I have to admit that I didn’t realize that the 1986 baseball season had started. But I feel that since it was my second year following the Mets and the first year that I actually followed them from beginning to end, I have an excuse. That March, I’d watched a little bit of spring training (after finding out what spring training actually was) and my cousin Brian and I had what would be the first of numerous arguments over the years about which team was better, the Mets or the Yankees. Opening day was set for April 8 in Pittsburgh and by the time that Monday rolled around, the team was 2-2 and facing the St. Louis Cardinals in their home opener.
A year earlier, Gary Carter had hit a home run to beat the Cardinals on opening day and the two teams chased one another throughout the late summer, with the Cards winning the NL East and then going to the World Series (where thankfully they lost to the Royals). So with all of that baggage going into this first game at Shea, I’d say that it was definitely going to be one that set the tone for the year. If the Mets ever were going to compete for the division, they knew they were going to have to go through St. Louis to get there.
It was a day game, as were most of the home openers, and I was at school when it started at 1:35. But with any luck I would be able to catch part of the ending on WOR, which is how at least a few of the games that season would wind up. I can’t be sure, but I am pretty positive that I wound up going over to my neighbor Matt’s house to watch it, even though I could have watched it at my house.
When I got there, the game was in extra innings with the teams tied 2-2. With Bruce Berenyi on the mound in relief and the bases loaded, Tito Landrum hit a ground ball to Howard Johnson at third. It was, for all intents and purposes, a routine ground ball and HoJo should have been able to field it cleanly and get an out or two. But that’s not how it went. “I was playing in,” he said to the Daily News, “I was ready for the ball. When I reached down, it seemed like all of a sudden the ball wasn’t there. I was shocked as anybody.”
Two runs scored as the ball trickled through his legs and then Ozzie Smith doubled home two more to make the score 6-2. The team didn’t recover and fell below .500 for the first time in nearly three years. Having reading scrapbooks, yearbooks, and other works about the season, it seems like the press pushed the early panic button–although I am sure that if 1986 had happened in today’s media that sucker would have been slammed–but I don’t remember worrying. Yes, it sucked that the Mets lost but even at the age of eight, I knew that the baseball season was long and a 2-3 start didn’t mean that the team was going to finish 2-160 (well, unless it’s, say 1993, but that’s not today’s topic).
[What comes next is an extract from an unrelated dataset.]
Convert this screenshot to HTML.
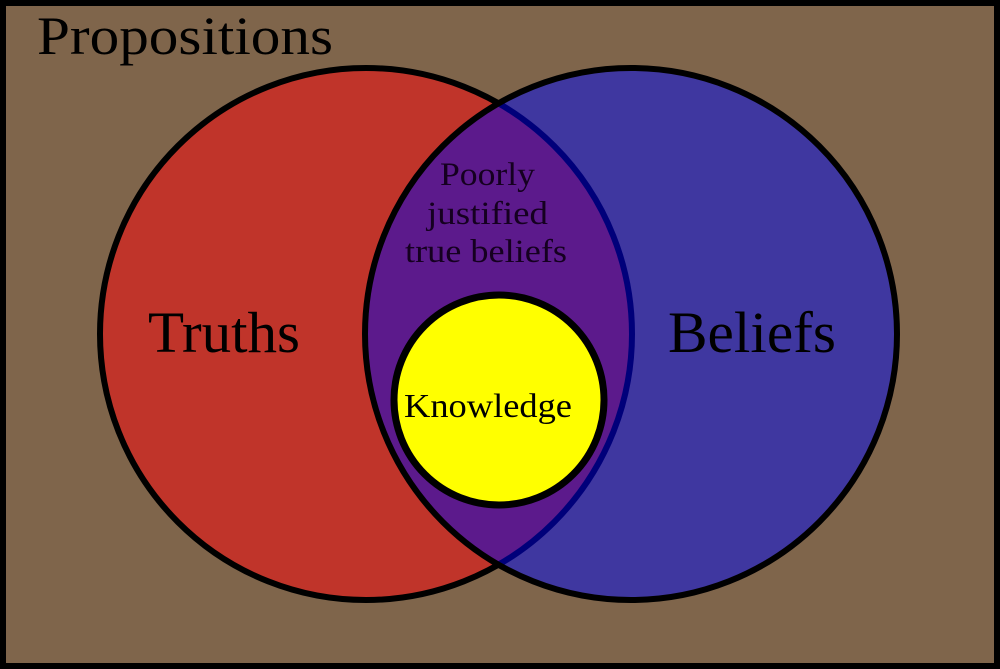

I took away three things from that game. First, my not being afraid was validated when the Mets went on a huge winning streak, which included a sweep of the Cardinals in St. Louis, one that shut the door on their arch-rivals and had the Mets looking to “wrap up” the pennant early, which they’d do more or less by the summer. Second, the ground ball error would become crucial and almost symbolic of 1986 season so it’s almost fitting that it began like that. Finally, every time the Mets have lost their home opener, I’ve taken it as an omen that things are going to do well because they won the series in 1986.
I know that sounds silly, especially considering it’s been 25 years since that game but I think that very often you view a team the same way you did when you first started following them, and considering the lack of innocence of that team (as I’d find out), I think holding on to a little bit of innocence isn’t a bad idea.